30. D: In the early 1990’s, the Italian judiciary conducted “Operation Clean Hands” aimed at rooting out the endemic corruption in the Italian political system. This investigation wound up targeting Silvio Berlusconi [now PM] and also uncovered some of the machinations of the Saddam network. Tell us about that if you would. [Note that Berlusconi’s Italian investments had been managed by Pier Felice Barchi, Nada’s attorney.] L: “According to official Italian documents, Auchi used Panama to launder kickbacks for two contracts for the Iraqi military. An Italian parliamentary report in 1987 said that one of them, Dowal, set up by Watson, was used to collect $23 million in hidden commissions on Baghdad’s purchase of warships manufactured by the Italian shipyard, Cantieri Navali Riuniti. In another case, the Operation ‘Clean Hands’ (Mani Pulite) investigation in Italy revealed in 1993 that Auchi received about $40 million in hidden commissions to facilitate approval of a Franco-Italian engineering project to construct a pipeline from Iraq to Saudi Arabia. Italian banker Pierfrancesco Pacini Battaglia declared to investigators that he had received instructions to transfer these commissions to accounts in Panama established in the names of Iraqi officials.”

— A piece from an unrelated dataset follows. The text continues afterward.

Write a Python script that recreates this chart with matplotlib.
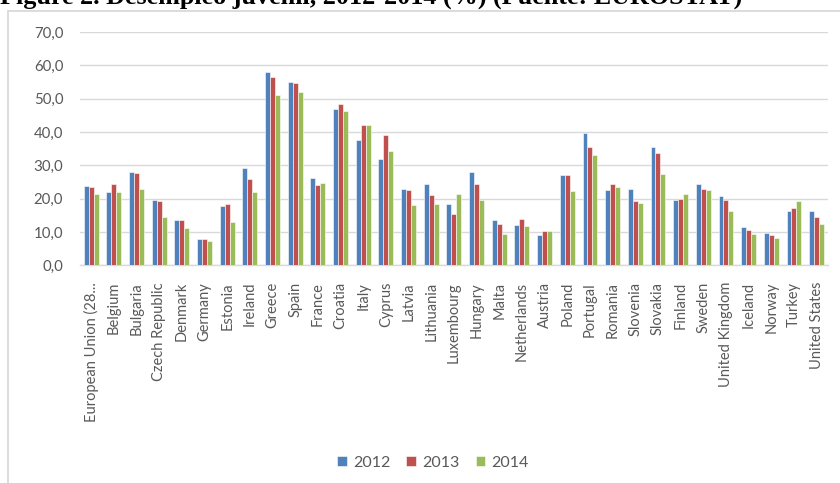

31. You had a great deal of difficulty getting your article published. Are you in a position to describe some of your travails in detail? Why do you think it was so difficult to get this article published? L: “The major US media turned it down. One major publisher says it looks bad when they run outside investigations because readers wonder why their own reporters didn’t get the story. Also, editors mostly don’t have a clue about the importance of the offshore system. Some asked me if any of the documents related to the near present! As if something doesn’t matter if it didn’t happen yesterday. Real reason: astonishingly bad journalism.”